I don't think you can really blame McCarthy's screenplay because it was so grotesquely mishandled by Scott's direction. McCarthy is a writer who triumphs in the layers of his story, whereas Scott took a far too literal approach to the material, filming it like a straight forward thriller. When you watch No Country For Old Men or The Road, you can feel the darkness and emptiness of the situation crawling under your skin. The Counselor is a similar exercise in futility, but one that is filmed as if it's a MTV music video. The only scene that really holds up is the phone call between Fassbender and Ruben Blades, mostly because it's very much just the two men talking, and the dialogue taking full reign, so McCarthy's purposes become all that more clear.
Counselor: I’m not sure you understand my position.
Jefe: But I do, Counselor. Actions create consequences which produce new worlds, and they’re all different. Where the bodies are buried in the desert, that is a certain world. Where the bodies are simply left to be found, that is another. And all these worlds, heretofore unknown to us, they must have always been there, must they not?
Counselor: I don’t know. Will you help me?
Jefe: I would urge you to see the truth of the situation you’re in, Counselor. That is my advice. It is not for me to tell you what you should have done or not done. The world in which you seek to undo the mistakes you made is different from the world where the mistakes were made. You are now at the crossing. And you want to choose, but there is no choosing there. There’s only accepting. The choosing was done a long time ago. Are you there, Counselor?
Counselor: Yes.
Jefe: I don’t mean to offend you, but reflective men often find themselves at a place removed from the realities of life. In any case, we should all prepare a place where we can accommodate all the tragedies that sooner or later will come to our lives. But this is an economy few people care to practice. Do you know the words of Machado?

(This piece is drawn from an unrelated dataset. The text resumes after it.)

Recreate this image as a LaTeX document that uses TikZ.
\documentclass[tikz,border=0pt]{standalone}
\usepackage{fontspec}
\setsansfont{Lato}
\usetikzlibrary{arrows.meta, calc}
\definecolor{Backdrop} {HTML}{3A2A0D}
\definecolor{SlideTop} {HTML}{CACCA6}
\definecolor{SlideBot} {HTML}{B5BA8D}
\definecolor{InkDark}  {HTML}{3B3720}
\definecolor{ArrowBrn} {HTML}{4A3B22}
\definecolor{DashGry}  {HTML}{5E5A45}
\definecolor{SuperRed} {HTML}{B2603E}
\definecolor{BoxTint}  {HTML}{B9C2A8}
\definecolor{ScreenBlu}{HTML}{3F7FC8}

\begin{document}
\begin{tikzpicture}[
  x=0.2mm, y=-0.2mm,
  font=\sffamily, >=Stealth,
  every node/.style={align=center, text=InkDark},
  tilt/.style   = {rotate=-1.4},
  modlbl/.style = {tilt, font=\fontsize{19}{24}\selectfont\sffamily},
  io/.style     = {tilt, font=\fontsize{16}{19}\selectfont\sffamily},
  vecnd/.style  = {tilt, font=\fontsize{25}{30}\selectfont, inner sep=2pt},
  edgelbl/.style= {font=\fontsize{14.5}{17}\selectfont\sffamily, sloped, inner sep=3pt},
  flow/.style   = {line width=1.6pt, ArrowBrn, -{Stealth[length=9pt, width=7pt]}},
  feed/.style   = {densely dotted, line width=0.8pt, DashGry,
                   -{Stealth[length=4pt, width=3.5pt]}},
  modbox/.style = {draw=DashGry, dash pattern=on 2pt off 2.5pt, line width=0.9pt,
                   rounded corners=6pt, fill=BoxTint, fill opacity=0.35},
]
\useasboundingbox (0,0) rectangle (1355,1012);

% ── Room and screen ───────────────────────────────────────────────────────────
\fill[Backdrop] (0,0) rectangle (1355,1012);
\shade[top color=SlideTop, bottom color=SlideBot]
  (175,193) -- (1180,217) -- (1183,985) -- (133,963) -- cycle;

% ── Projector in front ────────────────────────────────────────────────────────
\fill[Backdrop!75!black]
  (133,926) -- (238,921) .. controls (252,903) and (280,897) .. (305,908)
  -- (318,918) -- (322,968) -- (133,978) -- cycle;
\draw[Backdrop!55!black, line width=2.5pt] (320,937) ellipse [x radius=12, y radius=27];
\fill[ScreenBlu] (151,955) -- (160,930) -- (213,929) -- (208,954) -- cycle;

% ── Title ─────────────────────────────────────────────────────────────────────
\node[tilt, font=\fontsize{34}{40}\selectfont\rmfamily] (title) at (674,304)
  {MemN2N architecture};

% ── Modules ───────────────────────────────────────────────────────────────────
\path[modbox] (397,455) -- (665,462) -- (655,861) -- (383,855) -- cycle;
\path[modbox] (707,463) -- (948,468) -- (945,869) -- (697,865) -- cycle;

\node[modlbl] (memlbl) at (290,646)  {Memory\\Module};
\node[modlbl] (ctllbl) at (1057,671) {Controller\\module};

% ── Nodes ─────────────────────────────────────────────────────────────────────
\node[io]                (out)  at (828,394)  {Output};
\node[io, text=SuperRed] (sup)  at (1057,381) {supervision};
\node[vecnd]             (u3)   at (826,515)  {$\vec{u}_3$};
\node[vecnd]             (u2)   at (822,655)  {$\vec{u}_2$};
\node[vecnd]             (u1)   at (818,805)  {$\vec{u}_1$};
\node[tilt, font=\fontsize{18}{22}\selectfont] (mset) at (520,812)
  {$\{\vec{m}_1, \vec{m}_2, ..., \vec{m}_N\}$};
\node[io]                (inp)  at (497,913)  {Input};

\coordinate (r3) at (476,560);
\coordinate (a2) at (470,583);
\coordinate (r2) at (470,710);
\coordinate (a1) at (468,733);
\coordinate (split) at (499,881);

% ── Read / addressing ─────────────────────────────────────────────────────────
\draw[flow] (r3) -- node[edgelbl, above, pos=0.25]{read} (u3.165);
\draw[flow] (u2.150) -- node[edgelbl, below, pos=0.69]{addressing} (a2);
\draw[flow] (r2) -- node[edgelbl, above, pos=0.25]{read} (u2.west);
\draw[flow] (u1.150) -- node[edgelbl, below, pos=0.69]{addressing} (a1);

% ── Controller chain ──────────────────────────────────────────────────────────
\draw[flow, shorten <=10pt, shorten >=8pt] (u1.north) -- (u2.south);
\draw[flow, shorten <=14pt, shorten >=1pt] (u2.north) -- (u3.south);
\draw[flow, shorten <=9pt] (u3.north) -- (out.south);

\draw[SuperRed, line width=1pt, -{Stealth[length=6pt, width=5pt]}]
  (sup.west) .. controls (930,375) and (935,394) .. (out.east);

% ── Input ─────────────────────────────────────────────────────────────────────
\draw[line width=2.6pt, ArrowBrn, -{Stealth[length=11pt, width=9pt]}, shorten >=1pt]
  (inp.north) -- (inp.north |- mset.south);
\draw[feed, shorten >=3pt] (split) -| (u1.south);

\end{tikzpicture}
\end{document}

Counselor: I know his name.
Jefe: “…caminante, no hay camino, se hace camino al andar.” Lovely poet. Machado was a schoolteacher and he married a young, beautiful girl. And he loved her very much. And she died. And then he became a great poet.
Counselor: I’m not going to become a great poet.
Jefe: No, perhaps not. But even if you were to do so, it would not help you. Machado would have traded every word, every poem, every verse he ever wrote for one more hour with his beloved. And that is because when it comes to grief, the normal rules of exchange do not apply, because grief transcends value. A man would give entire nations to lift grief off his heart, and yet, you cannot buy anything with grief. Because grief is worthless.
Counselor: Why are you telling me this?
Jefe: Because you continue to deny the reality of the world you’re in. Do you love your wife so much, so completely, that you would exchange places with her upon the wheel? And I don’t mean dying, because dying is easy.
Counselor: Yes! Yes, damn you!
Jefe: Well, that is good to hear, Counselor.
Counselor: What are you saying? Are you saying this is a possibility?
Jefe: No. It’s impossible.
Counselor: You said I was that man at that crossing.
Jefe: Yes. At the understanding that life is not going to take you back. You are the world you have created, and when you cease to exist, this world you have created will also cease to exist. But for those with the understanding that they’re living the last days of the world, death acquires a different meaning. The extinction of all reality is a concept no resignation can encompass. And then, all the grand designs, and all the grand plans will be finally exposed and revealed for what they are.
That part on the value of grief had me like
in the theater. I won't tolerate any shyt talking of the screenplay, brehs.